Goal: Manage your pipeline of Proofs of Concept like an investment portfolio - balancing short-term wins with long-term strategic bets, while maximizing your overall success rate and business impact.

Why it matters:

When you’re running 10, 20, or even 50+ PoCs a year, you can’t just treat each one in isolation. Your PoC portfolio is a strategic asset that needs active management to:

  • Ensure resource allocation matches priorities
  • Avoid bottlenecks (e.g., too many PoCs in IT-heavy areas at the same time)
  • Maintain a healthy mix of quick wins and big bets
  • Optimize success rates and learn from failures

Build a balanced portfolio

Think like a venture capitalist: diversify.

  • Quick wins: Low complexity, low cost, high likelihood of implementation → boost credibility & internal trust.
  • Strategic bets: More complex, aligned with long-term strategic priorities → can create outsized impact, but require patience.
  • Innovation enablers: PoCs that build capabilities or infrastructure for future PoCs (e.g., data pipelines, sensors).

Tip: A 60-30-10 mix works well for many units:

  • 60% quick wins
  • 30% strategic bets
  • 10% enablers

Track and visualize the portfolio

Use a central dashboard (see vclOS by GlassDollar) to monitor:

  • Status (e.g., Sourcing → Briefing → Demo → Decision → PoC Running → Completed)
  • Owner (business unit or pain point owner)
  • Start/end dates
  • Budget used
  • Success metrics progress
  • Implementation likelihood (e.g., Green/Yellow/Red coding)

Why? Transparency makes it easier to spot bottlenecks, delays, or imbalances early.

Manage resource load

  • Avoid IT overload: stagger PoCs that require heavy integration.
  • Balance stakeholder time: don’t overload a single business unit with too many PoCs at once.
  • Align with procurement capacity: space out contracting phases to avoid bottlenecks.
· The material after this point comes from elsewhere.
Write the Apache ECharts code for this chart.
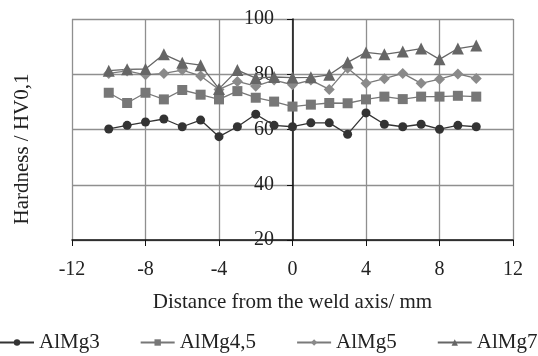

Review portfolio health quarterly

At least once a quarter, step back and review:

  • Is the mix of PoCs still aligned with strategic goals?
  • Are success rates improving or dropping?
  • Which areas of the business are underserved?
  • Where are the biggest delays occurring?

Use these reviews to reprioritize, cut low-potential PoCs early, and double down on high-impact ones.

Communicate portfolio impact

To secure budget and executive support, communicate not just individual success stories, but the portfolio’s overall ROI:

  • Total business impact (cost savings, revenue gains, efficiency improvements)
  • Implementation rate (% of PoCs moving to implementation)
  • Strategic alignment (how many PoCs address top corporate priorities)

Key takeaway: POC Portfolio Management is about thinking beyond single projects. A well-managed portfolio ensures sustainable growth of your venture client unit, prevents resource burn-out, and maximizes your credibility as a strategic partner in the organization.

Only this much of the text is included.